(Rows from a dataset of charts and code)
▽
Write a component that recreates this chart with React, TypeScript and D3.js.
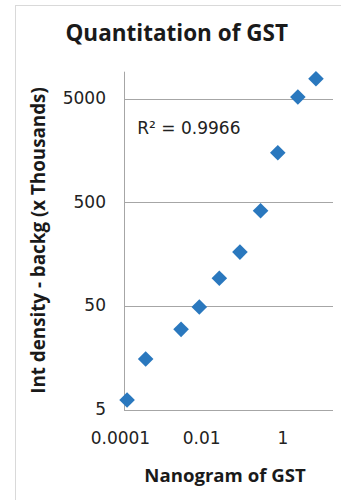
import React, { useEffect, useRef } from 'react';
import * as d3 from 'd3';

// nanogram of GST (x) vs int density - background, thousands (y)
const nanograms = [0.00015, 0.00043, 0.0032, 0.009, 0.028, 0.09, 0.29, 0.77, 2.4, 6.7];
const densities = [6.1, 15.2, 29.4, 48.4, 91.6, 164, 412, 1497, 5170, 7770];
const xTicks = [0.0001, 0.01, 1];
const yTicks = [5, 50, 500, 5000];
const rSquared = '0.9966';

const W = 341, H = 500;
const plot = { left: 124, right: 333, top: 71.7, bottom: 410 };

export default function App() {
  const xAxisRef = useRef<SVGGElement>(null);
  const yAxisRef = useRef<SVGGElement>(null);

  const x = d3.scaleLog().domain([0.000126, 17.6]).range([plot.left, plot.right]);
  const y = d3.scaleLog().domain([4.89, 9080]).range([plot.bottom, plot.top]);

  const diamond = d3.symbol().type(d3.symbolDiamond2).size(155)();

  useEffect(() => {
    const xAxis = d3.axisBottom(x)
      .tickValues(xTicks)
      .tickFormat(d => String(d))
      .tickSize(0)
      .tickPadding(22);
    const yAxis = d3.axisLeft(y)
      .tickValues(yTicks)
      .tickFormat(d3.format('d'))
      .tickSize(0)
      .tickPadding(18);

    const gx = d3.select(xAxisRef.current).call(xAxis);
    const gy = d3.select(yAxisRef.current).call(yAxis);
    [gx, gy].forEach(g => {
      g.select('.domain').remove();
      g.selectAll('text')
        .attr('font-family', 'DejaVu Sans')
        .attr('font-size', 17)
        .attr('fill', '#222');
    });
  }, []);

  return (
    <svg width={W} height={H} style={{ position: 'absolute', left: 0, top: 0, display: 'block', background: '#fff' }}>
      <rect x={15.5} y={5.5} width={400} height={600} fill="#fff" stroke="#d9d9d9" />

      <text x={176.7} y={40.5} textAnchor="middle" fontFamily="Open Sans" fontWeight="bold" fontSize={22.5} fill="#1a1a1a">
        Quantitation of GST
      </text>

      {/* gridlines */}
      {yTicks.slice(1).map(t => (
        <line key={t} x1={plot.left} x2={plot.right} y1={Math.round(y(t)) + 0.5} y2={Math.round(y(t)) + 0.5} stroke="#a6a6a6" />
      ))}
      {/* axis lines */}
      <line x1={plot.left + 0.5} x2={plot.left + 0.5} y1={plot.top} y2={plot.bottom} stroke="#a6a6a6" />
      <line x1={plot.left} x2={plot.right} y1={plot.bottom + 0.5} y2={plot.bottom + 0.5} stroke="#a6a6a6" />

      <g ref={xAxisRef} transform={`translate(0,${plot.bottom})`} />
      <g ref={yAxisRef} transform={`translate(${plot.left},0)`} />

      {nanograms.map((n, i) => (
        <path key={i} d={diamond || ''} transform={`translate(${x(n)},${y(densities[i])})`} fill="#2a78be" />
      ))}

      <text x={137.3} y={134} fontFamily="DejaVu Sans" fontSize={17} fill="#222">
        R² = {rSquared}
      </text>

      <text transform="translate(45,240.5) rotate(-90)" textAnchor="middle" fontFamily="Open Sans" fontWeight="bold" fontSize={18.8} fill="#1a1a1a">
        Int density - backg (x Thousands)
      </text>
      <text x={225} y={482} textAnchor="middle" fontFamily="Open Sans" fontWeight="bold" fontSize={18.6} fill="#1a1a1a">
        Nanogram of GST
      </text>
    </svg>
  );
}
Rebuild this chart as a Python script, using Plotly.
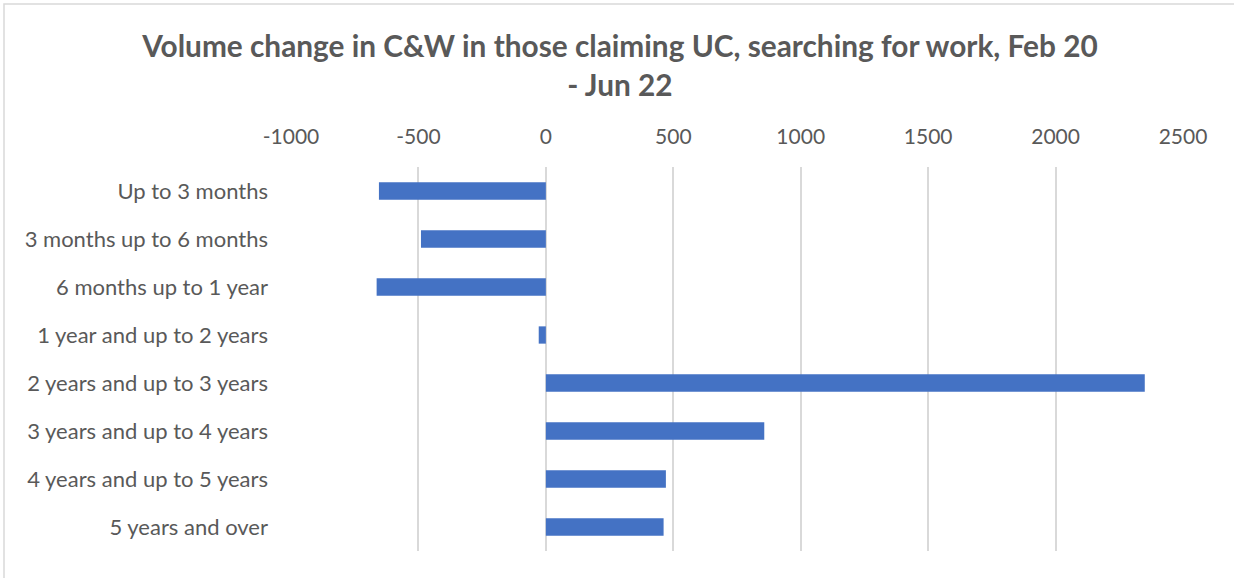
△
Copy the data exactly. Any picture it contains is to be omitted.

_Solution for this task:_
Write a component that recreates this chart with React, TypeScript and D3.js.
import React, { useEffect, useRef } from 'react';
import * as d3 from 'd3';

// nanogram of GST (x) vs int density - background, thousands (y)
const nanograms = [0.00015, 0.00043, 0.0032, 0.009, 0.028, 0.09, 0.29, 0.77, 2.4, 6.7];
const densities = [6.1, 15.2, 29.4, 48.4, 91.6, 164, 412, 1497, 5170, 7770];
const xTicks = [0.0001, 0.01, 1];
const yTicks = [5, 50, 500, 5000];
const rSquared = '0.9966';

const W = 341, H = 500;
const plot = { left: 124, right: 333, top: 71.7, bottom: 410 };

export default function App() {
  const xAxisRef = useRef<SVGGElement>(null);
  const yAxisRef = useRef<SVGGElement>(null);

  const x = d3.scaleLog().domain([0.000126, 17.6]).range([plot.left, plot.right]);
  const y = d3.scaleLog().domain([4.89, 9080]).range([plot.bottom, plot.top]);

  const diamond = d3.symbol().type(d3.symbolDiamond2).size(155)();

  useEffect(() => {
    const xAxis = d3.axisBottom(x)
      .tickValues(xTicks)
      .tickFormat(d => String(d))
      .tickSize(0)
      .tickPadding(22);
    const yAxis = d3.axisLeft(y)
      .tickValues(yTicks)
      .tickFormat(d3.format('d'))
      .tickSize(0)
      .tickPadding(18);

    const gx = d3.select(xAxisRef.current).call(xAxis);
    const gy = d3.select(yAxisRef.current).call(yAxis);
    [gx, gy].forEach(g => {
      g.select('.domain').remove();
      g.selectAll('text')
        .attr('font-family', 'DejaVu Sans')
        .attr('font-size', 17)
        .attr('fill', '#222');
    });
  }, []);

  return (
    <svg width={W} height={H} style={{ position: 'absolute', left: 0, top: 0, display: 'block', background: '#fff' }}>
      <rect x={15.5} y={5.5} width={400} height={600} fill="#fff" stroke="#d9d9d9" />

      <text x={176.7} y={40.5} textAnchor="middle" fontFamily="Open Sans" fontWeight="bold" fontSize={22.5} fill="#1a1a1a">
        Quantitation of GST
      </text>

      {/* gridlines */}
      {yTicks.slice(1).map(t => (
        <line key={t} x1={plot.left} x2={plot.right} y1={Math.round(y(t)) + 0.5} y2={Math.round(y(t)) + 0.5} stroke="#a6a6a6" />
      ))}
      {/* axis lines */}
      <line x1={plot.left + 0.5} x2={plot.left + 0.5} y1={plot.top} y2={plot.bottom} stroke="#a6a6a6" />
      <line x1={plot.left} x2={plot.right} y1={plot.bottom + 0.5} y2={plot.bottom + 0.5} stroke="#a6a6a6" />

      <g ref={xAxisRef} transform={`translate(0,${plot.bottom})`} />
      <g ref={yAxisRef} transform={`translate(${plot.left},0)`} />

      {nanograms.map((n, i) => (
        <path key={i} d={diamond || ''} transform={`translate(${x(n)},${y(densities[i])})`} fill="#2a78be" />
      ))}

      <text x={137.3} y={134} fontFamily="DejaVu Sans" fontSize={17} fill="#222">
        R² = {rSquared}
      </text>

      <text transform="translate(45,240.5) rotate(-90)" textAnchor="middle" fontFamily="Open Sans" fontWeight="bold" fontSize={18.8} fill="#1a1a1a">
        Int density - backg (x Thousands)
      </text>
      <text x={225} y={482} textAnchor="middle" fontFamily="Open Sans" fontWeight="bold" fontSize={18.6} fill="#1a1a1a">
        Nanogram of GST
      </text>
    </svg>
  );
}
Rebuild this chart as a Python script, using Plotly.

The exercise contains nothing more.